1. Are all worms classified into a single phylum?
2. Describe the respiratory system of the flatworms.
3. What is cephalization?
4. Name a parasitic flatworm.
5. How does the body plan of the roundworms differ from that of the flatworms?
6. Describe the digestive system of roundworms.
7. What features distinguish Phylum Annelida from the other worms?
8. Describe the skeletal system of a segmented worm.
9. Name a parasitic segmented worm.
10. Earthworms are in what phylum?

Further Reading / Supplemental Links

• http://animaldiversity.ummz.umich.edu/site/accounts/information/Annelida.html
• http://animaldiversity.ummz.umich.edu/site/accounts/information/Nematoda.html
• http://animaldiversity.ummz.umich.edu/site/accounts/information/Platyhelminthes.html
• http://www.ucmp.berkeley.edu/platyhelminthes/platyhelminthtml
• http://www.ucmp.berkeley.edu/phyla/ecdysozoa/nematoda.html
• http://www.ucmp.berkeley.edu/annelida/annelida.html
• http://animaldiversity.ummz.umich.edu
• http://en.wikipedia.org/wiki/Annelida

Vocabulary

annelida

Invertebrate worms that have segmented bodies, such as earthworms.

cephalization

Having a head region with a concentration of sensory organs and central nervous system.

complete digestive tract

A digestive tract with two openings, a mouth and anus.

gastrovascular cavity

A large cavity having both digestive and circulatory functions.

hydroskeleton

Fluid-filled body cavity that provides support for muscle contraction.

incomplete digestive system

A digestive tract with only one opening.

nematoda

Invertebrate worms that include the roundworms.

platyhelmenthes

Invertebrate worms that include the flatworms and tapeworms.

segmentation

A body plan that has repeated units or segments.

tapeworms

Intestinal parasites in the phylum Platyhelmenthes.

Points to Consider

• How might the vertebrates be different from the invertebrates?
• Can you think of some examples of animals with a backbone?

Lab

Survey of Some Invertebrates

In this lab you will observe some examples of the invertebrates, those animals that do not have a backbone.
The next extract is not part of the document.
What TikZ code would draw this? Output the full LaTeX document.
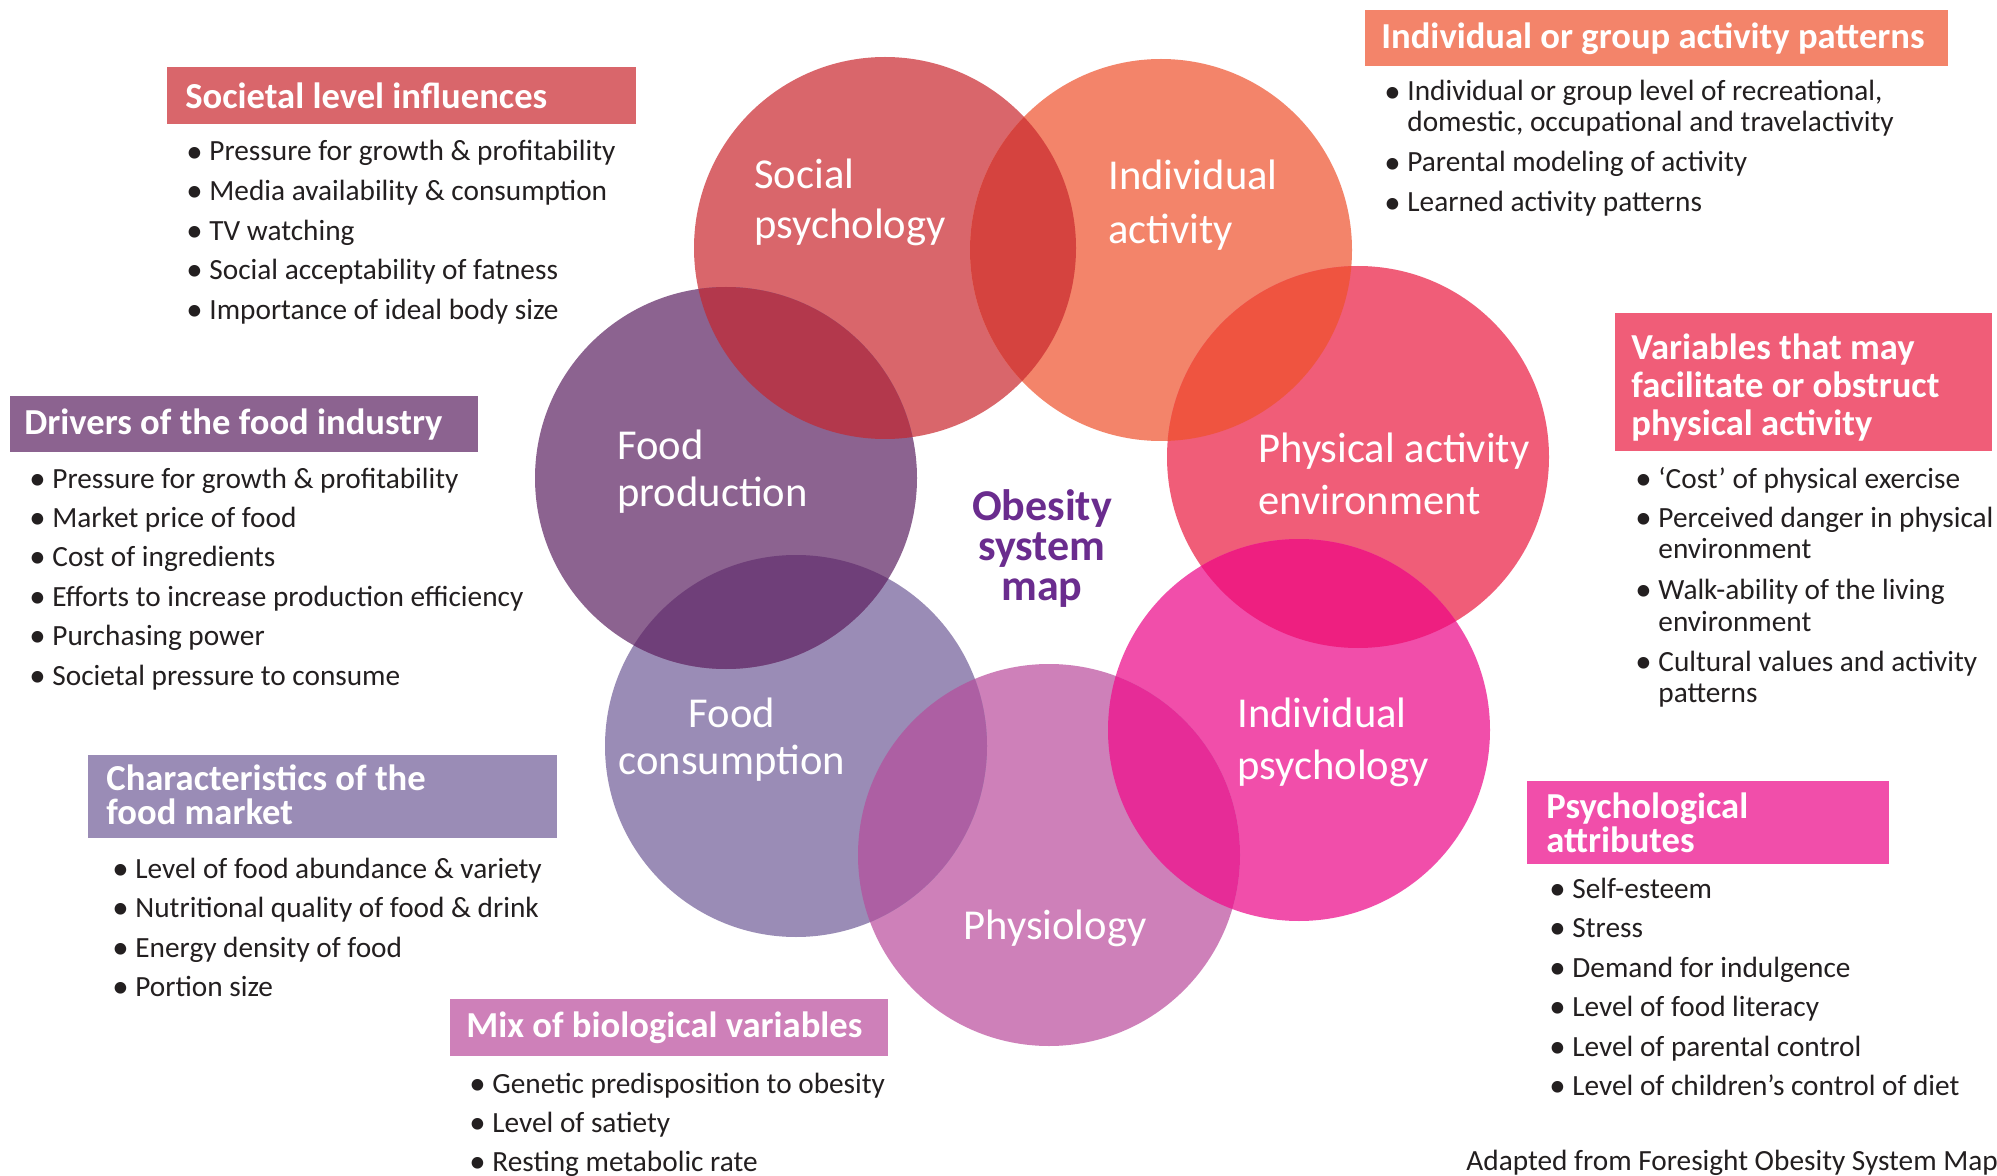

The hydras are in the phylum Cnidaria. The Dugesia are in the phylum Platyhelmenthes, the flatworms. The earthworm is in the phylum Annelida.

Materials:

• compound and dissecting microscopes
• slides and cover slips
• pipettes
• watch glass
• culture of living hydra
• Dugesia
• construction paper
• preserved earthworms
• dissection kits

Procedure:

1. Hydra
   1. With a pipette, pull up some of the material from the bottom of the culture dish. Then squeeze a coupe drops onto a clean slide and cover with a cover slip. Observe your hydra under the microscope and sketch one below.
2. Dugesia
   1. With a pipette, place a couple Dugesia on a clean watch glass. Observe under the dissecting microscope. Sketch below, labeling the eyespots, auricles, and gastrovascular cavity.
   2. With a dark piece of paper, cover half the watch glass. Do the Dugesia seem to prefer the shade or the light? Movement in response to light is called phytotaxis.
3. Earthworm
   1. Find the clitellum. What is its function?
   2. Touch the ventral side of the worm to feel the setae. What are their function?
   3. Lay the worm on the dissecting tray with the dorsal side up. Using the forceps and the scissors, carefully cut open the worm along a straight line from the clitellum to the mouth. Make sure to just cut the skin so you do not damage the internal organs. Sketch your worm below and label the following: aortic arches, crop, gizzard, pharynx, dorsal blood vessel, intestine, ventral nerve cord, and seminal vesicles.